[Supplied material]
—————
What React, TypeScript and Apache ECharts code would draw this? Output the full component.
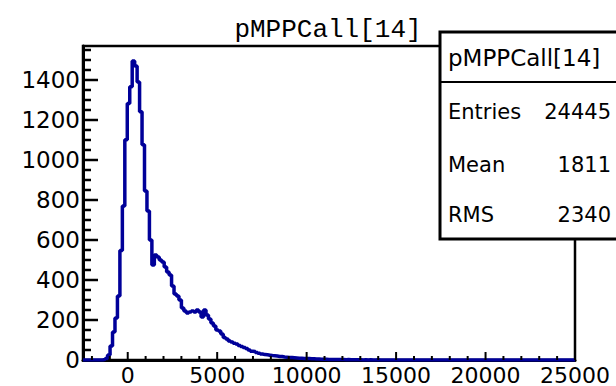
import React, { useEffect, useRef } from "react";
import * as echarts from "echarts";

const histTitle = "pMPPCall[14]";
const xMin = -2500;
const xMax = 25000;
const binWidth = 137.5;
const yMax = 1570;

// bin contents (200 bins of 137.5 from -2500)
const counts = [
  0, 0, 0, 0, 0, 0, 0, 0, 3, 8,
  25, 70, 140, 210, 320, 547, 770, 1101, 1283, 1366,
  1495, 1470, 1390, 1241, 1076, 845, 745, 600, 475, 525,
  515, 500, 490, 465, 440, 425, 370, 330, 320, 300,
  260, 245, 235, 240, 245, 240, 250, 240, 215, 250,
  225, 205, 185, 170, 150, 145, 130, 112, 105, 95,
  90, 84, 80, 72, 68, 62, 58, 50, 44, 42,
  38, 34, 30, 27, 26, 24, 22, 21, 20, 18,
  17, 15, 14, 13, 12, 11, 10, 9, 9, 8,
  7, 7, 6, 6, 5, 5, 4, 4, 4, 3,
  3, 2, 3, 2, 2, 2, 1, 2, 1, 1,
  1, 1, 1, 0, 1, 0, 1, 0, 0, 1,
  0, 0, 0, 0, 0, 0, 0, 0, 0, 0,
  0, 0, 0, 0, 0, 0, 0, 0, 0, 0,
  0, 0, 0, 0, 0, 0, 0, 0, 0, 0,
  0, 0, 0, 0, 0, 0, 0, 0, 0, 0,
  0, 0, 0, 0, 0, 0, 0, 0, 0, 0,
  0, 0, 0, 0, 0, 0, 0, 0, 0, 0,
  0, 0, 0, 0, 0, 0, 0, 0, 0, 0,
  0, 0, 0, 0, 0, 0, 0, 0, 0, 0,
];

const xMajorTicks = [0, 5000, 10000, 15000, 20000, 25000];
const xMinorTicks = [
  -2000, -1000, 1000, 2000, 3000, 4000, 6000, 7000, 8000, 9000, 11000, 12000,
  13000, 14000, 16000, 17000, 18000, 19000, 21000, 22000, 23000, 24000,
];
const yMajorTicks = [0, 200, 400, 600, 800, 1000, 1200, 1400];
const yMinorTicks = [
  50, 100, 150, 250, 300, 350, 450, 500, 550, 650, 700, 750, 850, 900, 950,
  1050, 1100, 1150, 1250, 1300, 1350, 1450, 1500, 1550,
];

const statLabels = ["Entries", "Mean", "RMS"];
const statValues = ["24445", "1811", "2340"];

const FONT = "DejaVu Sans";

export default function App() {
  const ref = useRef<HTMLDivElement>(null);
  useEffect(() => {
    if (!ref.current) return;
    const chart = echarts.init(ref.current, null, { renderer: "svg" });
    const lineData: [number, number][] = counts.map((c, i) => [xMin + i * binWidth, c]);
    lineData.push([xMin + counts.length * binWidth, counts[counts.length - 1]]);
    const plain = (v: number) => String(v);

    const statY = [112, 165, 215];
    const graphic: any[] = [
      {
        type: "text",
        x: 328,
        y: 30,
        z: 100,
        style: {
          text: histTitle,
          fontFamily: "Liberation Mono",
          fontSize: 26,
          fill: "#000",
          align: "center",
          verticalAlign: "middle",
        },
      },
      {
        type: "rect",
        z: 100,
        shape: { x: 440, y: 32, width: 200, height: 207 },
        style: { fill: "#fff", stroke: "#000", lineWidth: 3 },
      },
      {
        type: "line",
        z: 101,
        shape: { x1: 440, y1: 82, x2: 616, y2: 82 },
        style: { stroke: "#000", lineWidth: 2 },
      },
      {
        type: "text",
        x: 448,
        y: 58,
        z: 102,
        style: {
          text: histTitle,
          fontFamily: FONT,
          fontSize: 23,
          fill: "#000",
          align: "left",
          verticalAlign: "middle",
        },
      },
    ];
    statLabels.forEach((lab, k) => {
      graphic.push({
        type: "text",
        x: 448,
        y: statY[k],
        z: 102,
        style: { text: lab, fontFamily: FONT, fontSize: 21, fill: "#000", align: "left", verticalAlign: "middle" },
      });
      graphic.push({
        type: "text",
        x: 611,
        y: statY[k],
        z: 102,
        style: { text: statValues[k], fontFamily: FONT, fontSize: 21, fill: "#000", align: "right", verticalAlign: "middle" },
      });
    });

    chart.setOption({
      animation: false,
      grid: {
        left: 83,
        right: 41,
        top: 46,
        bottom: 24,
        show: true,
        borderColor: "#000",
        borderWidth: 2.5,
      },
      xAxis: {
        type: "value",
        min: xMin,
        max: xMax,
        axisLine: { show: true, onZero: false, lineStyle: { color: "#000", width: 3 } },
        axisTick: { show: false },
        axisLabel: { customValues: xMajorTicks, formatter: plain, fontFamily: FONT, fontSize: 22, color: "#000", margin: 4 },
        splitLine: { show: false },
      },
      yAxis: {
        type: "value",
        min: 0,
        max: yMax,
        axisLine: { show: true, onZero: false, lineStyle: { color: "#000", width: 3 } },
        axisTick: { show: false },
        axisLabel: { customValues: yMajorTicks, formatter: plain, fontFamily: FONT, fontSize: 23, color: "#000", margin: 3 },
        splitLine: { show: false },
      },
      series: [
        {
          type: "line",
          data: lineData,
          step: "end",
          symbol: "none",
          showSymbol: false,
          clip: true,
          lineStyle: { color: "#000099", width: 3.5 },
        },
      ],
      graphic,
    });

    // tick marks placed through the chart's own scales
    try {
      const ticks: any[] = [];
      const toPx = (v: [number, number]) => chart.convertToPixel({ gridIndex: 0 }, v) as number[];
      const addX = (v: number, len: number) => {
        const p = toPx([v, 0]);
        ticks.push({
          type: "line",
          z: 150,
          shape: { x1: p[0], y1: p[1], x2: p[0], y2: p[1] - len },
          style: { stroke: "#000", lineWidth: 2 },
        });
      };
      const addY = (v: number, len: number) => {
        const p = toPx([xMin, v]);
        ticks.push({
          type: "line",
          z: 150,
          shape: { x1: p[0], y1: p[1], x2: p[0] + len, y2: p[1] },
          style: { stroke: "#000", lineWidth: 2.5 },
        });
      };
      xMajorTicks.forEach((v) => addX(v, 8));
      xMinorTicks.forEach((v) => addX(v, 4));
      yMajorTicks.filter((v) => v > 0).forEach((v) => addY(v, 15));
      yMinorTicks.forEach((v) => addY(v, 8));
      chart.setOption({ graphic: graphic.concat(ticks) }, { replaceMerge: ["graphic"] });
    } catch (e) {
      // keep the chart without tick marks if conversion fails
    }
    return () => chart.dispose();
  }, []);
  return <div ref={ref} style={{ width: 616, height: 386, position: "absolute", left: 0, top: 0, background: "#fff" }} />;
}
—————
Write out each line of the listing above, exactly, from its first line to the line holding "import * as", inclusive. Skip the pictures.

[Answer for the task]
What React, TypeScript and Apache ECharts code would draw this? Output the full component.
import React, { useEffect, useRef } from "react";
import * as echarts from "echarts";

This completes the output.